Teilhabe in Grafing: An vielen Geschäften fehlt eine Rampe, so dass in ihrer Mobilität eingeschränkte Menschen leider draußen bleiben müssen.

An vielen Geschäften fehlt eine Rampe, so dass in ihrer Mobilität eingeschränkte Menschen leider draußen bleiben müssen.

(Foto: Peter Hinz-Rosin)

Ein Positivbeispiel findet sich in der Bäckerei Hasi, direkt am Marktplatz. Hier wird im Zuge des Umbaus im hinteren Bereich eine barrierefreie Toilette eingebaut. Dafür gibt es von Eberl gleich ein Lob. Direkt hinter der Bäckerei befindet sich eine Zahnarztpraxis. "Man kommt da auch mit Rollstuhl ganz einfach in das Gebäude, das finde ich toll", freut sich Eberl. Auch die barrierefreie Toilette findet Anklang bei der Politikerin: "Sie bietet sehr viel Platz. Es stehen zwar ein paar Putzmittel herum, aber das ist hier nicht so das Problem."

In manch anderen barrierefreien Toiletten aber sei das sehr wohl problematisch, sagen Eberl und auch die Betroffenen. Gabi Köhler erklärt, dass die entsprechend großen WCs sehr oft nebenbei als Lagerraum oder Besenkammer herhalten müssten, was die Benutzung teilweise sehr einschränke. Die Stadtbücherei aber, so die Bewertung der Gruppe, habe eine sehr gute Toilette. Generell sei das Haus sehr behindertengerecht.

Im Zamworking gibt es Speis, Trank - und gleich noch eine Demonstration

Im Büro von "Zamworking", einem Unternehmen, das Home-Office-Tätigen eine ruhige Atmosphäre zum Arbeiten bietet, gibt es zum Schluss Kaffee, Snacks und noch eine Demonstration: Chefin Gabi Köhler zeigt der Gruppe die barrierefreie Toilette. "Hier waren vorher Kinderschuhe gestanden", erzählt sie. "Man kann wirklich überall eine barrierefreie Toilette einbauen. Es ist nur eine Frage des Wollens." Sie habe von Anfang an Wert darauf gelegt, dass es in ihrem Unternehmen auch Platz für Menschen mit Behinderung gebe, so Köhler. "Es gibt ja auch viele junge Menschen mit Behinderung, die arbeiten. Und es ist wichtig, diese Menschen in unseren Alltag einzubinden, sonst vereinsamen sie."
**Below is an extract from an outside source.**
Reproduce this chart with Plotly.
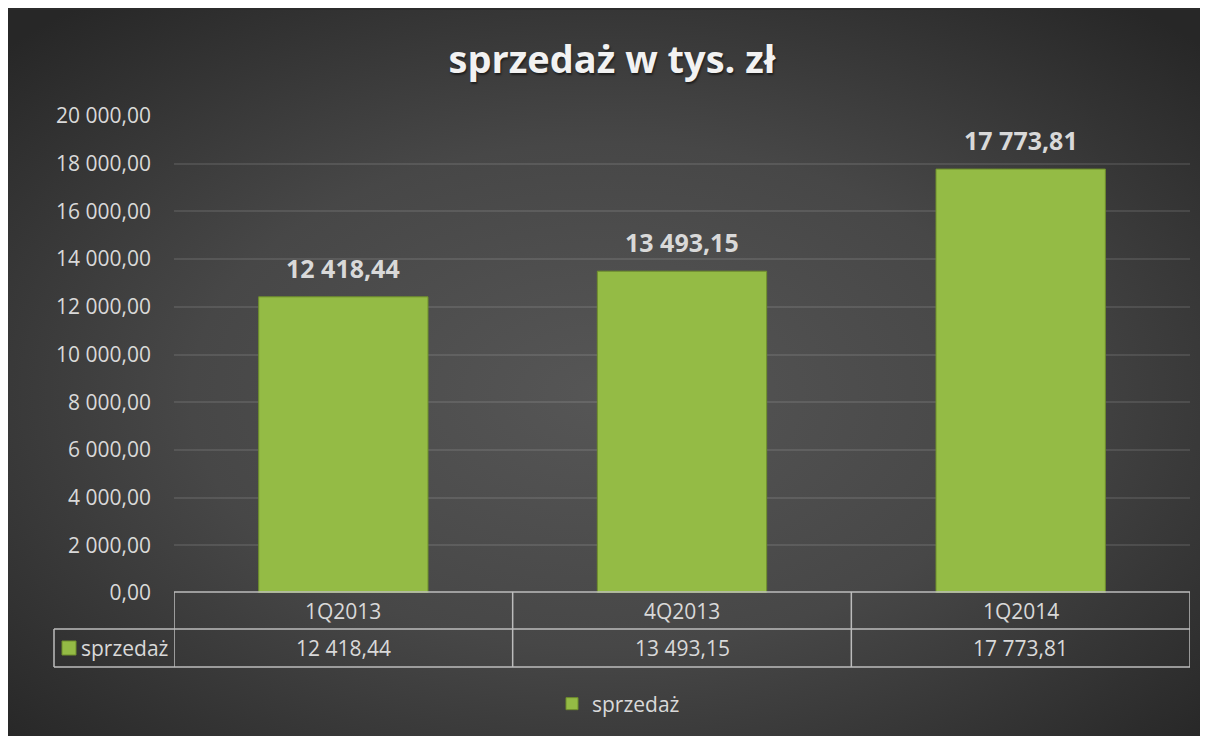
import base64
import plotly.graph_objects as go

# ---- data ----
categories = ["1Q2013", "4Q2013", "1Q2014"]
sales = [12418.44, 13493.15, 17773.81]
series_name = "sprzedaż"
title_text = "sprzedaż w tys. zł"
y_tickvals = [0, 2000, 4000, 6000, 8000, 10000, 12000, 14000, 16000, 18000, 20000]


def fmt(v):
    return f"{v:,.2f}".replace(",", " ").replace(".", ",")


y_ticktext = [fmt(v) for v in y_tickvals]
sales_text = [fmt(v) for v in sales]

# ---- layout geometry (figure pixels; page = figure + 8 body margin) ----
OFF = 8
W, H = 1208, 736
L = 174 - OFF
T = 116 - OFF
PW = 1016
PH = 477
R = W - L - PW
B = H - T - PH


def px(p):  # page pixel -> paper x
    return (p - OFF - L) / PW


def py(p):  # page pixel -> paper y
    return (T + PH - (p - OFF)) / PH


FONT = "Open Sans"
TXT = "#d9d9d9"
LINE = "#bcbcbc"
GREEN = "#94bb45"

BGW, BGH = 1220, 740
svg = f"""<svg xmlns='http://www.w3.org/2000/svg' width='{BGW}' height='{BGH}' viewBox='0 0 {BGW} {BGH}' preserveAspectRatio='none'>
<defs><radialGradient id='g' cx='49%' cy='52%' r='68%'>
<stop offset='0' stop-color='#565656'/><stop offset='0.5' stop-color='#474747'/><stop offset='1' stop-color='#272727'/>
</radialGradient></defs><rect width='{BGW}' height='{BGH}' fill='url(#g)'/></svg>"""
bg_src = "data:image/svg+xml;base64," + base64.b64encode(svg.encode()).decode()

fig = go.Figure()
fig.add_trace(go.Bar(
    x=categories, y=sales, name=series_name,
    marker=dict(color=GREEN, line=dict(color="#6f8f2c", width=1)),
    showlegend=True, hoverinfo="x+y",
))

shapes = []
x_left_edge = -0.5
x_right_edge = len(categories) - 0.5
shapes.append(dict(type="line", xref="x", yref="paper", x0=x_left_edge, x1=x_right_edge,
                   y0=py(592), y1=py(592), line=dict(color=LINE, width=1.5)))
for yy in (629, 667):
    shapes.append(dict(type="line", xref="paper", yref="paper", x0=px(54), x1=1.0,
                       y0=py(yy), y1=py(yy), line=dict(color=LINE, width=1.5)))
shapes.append(dict(type="line", xref="paper", yref="paper", x0=px(54), x1=px(54),
                   y0=py(629), y1=py(667), line=dict(color=LINE, width=1.5)))
for i in range(len(categories) + 1):
    shapes.append(dict(type="line", xref="x", yref="paper", x0=i - 0.5, x1=i - 0.5,
                       y0=py(592), y1=py(667), line=dict(color=LINE, width=1.5)))
shapes.append(dict(type="rect", xref="paper", yref="paper", x0=px(62), x1=px(76),
                   y0=py(641), y1=py(655), fillcolor=GREEN, line=dict(color="#6f8f2c", width=1)))

annotations = []
for c, v, t in zip(categories, sales, sales_text):
    annotations.append(dict(x=c, xref="x", y=v, yref="y", text=t, showarrow=False,
                            yanchor="bottom", yshift=10,
                            font=dict(family=FONT, size=25, color=TXT, weight="bold")))
    annotations.append(dict(x=c, xref="x", y=py(611), yref="paper", text=c, showarrow=False,
                            yanchor="middle", font=dict(family=FONT, size=21, color=TXT)))
    annotations.append(dict(x=c, xref="x", y=py(648), yref="paper", text=t, showarrow=False,
                            yanchor="middle", font=dict(family=FONT, size=21, color=TXT)))
annotations.append(dict(x=px(79), xref="paper", y=py(648), yref="paper", text=series_name,
                        xanchor="left", yanchor="middle", showarrow=False,
                        font=dict(family=FONT, size=21, color=TXT)))

fig.update_layout(
    width=W, height=H,
    margin=dict(l=L, r=R, t=T, b=B),
    paper_bgcolor="#2c2c2c", plot_bgcolor="rgba(0,0,0,0)",
    images=[dict(source=bg_src, xref="paper", yref="paper", x=px(8), y=py(10),
                 sizex=BGW / PW, sizey=BGH / PH, xanchor="left", yanchor="top",
                 sizing="stretch", layer="below")],
    title=dict(text=title_text, xref="paper", x=px(612), xanchor="center",
               yref="container", y=1 - (60 - OFF) / H, yanchor="middle",
               font=dict(family=FONT, size=38, color="#f2f2f2", weight="bold",
                         shadow="1px 2px 2px rgba(0,0,0,0.5)")),
    bargap=0.5,
    xaxis=dict(type="category", range=[-0.5, len(categories) - 0.5], showticklabels=False,
               showgrid=False, zeroline=False, showline=False, ticks=""),
    yaxis=dict(range=[0, 20000], tickvals=y_tickvals, ticktext=y_ticktext,
               tickfont=dict(family=FONT, size=21, color=TXT), ticklabelstandoff=22,
               showgrid=True, gridcolor="rgba(255,255,255,0.1)", gridwidth=1.5,
               zeroline=False, showline=False, ticks=""),
    legend=dict(orientation="h", x=px(552), xanchor="left", y=py(704), yanchor="middle",
                itemwidth=30,
                font=dict(family=FONT, size=21, color=TXT), bgcolor="rgba(0,0,0,0)"),
    shapes=shapes, annotations=annotations,
)

fig.write_html("out.html",
               post_script="document.documentElement.style.overflow='hidden';"
                           "document.body.style.overflow='hidden';")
Teilhabe in Grafing: Vorbildlich ist die behindertengerechte Toilette im Co-Working-Space "Zamworking".

Vorbildlich ist die behindertengerechte Toilette im Co-Working-Space "Zamworking".

(Foto: Peter Hinz-Rosin)

Das Resümee der rollstuhlfahrenden Grafinger und ihrer Angehörigen ist eindeutig: Es müsse mehr gemacht werden für die Barrierefreiheit. Alle sehen großen Bedarf. Und auch der Bürgermeister zieht ein entsprechendes Fazit. "Die Gehwege sind zu schmal, und es gibt zu viel Kopfsteinpflaster. Als erstes Projekt, steht ein mit Rollstühlen befahrbarer Weg vom Marktplatz bis zum Hintereingang des Rathauses an", sagt Bauer. Das sei bereits vor drei Jahren bei einem Rundgang besprochen worden. "Das liegt schon länger auf dem Tisch, das wollen wir in Zukunft umsetzen."

Zu guter Letzt hat Eberl noch eine Bitte an den Bürgermeister: Sie halte es für eine gute Idee, einmal alle Grafinger Gastronomen zu einem Gespräch einzuladen. Schließlich würden alle von mehr Barrierefreiheit profitieren - auch die Lokale. Und Bauer stimmt ihr zu. "Wir werden so etwas in der Art sicher bald machen."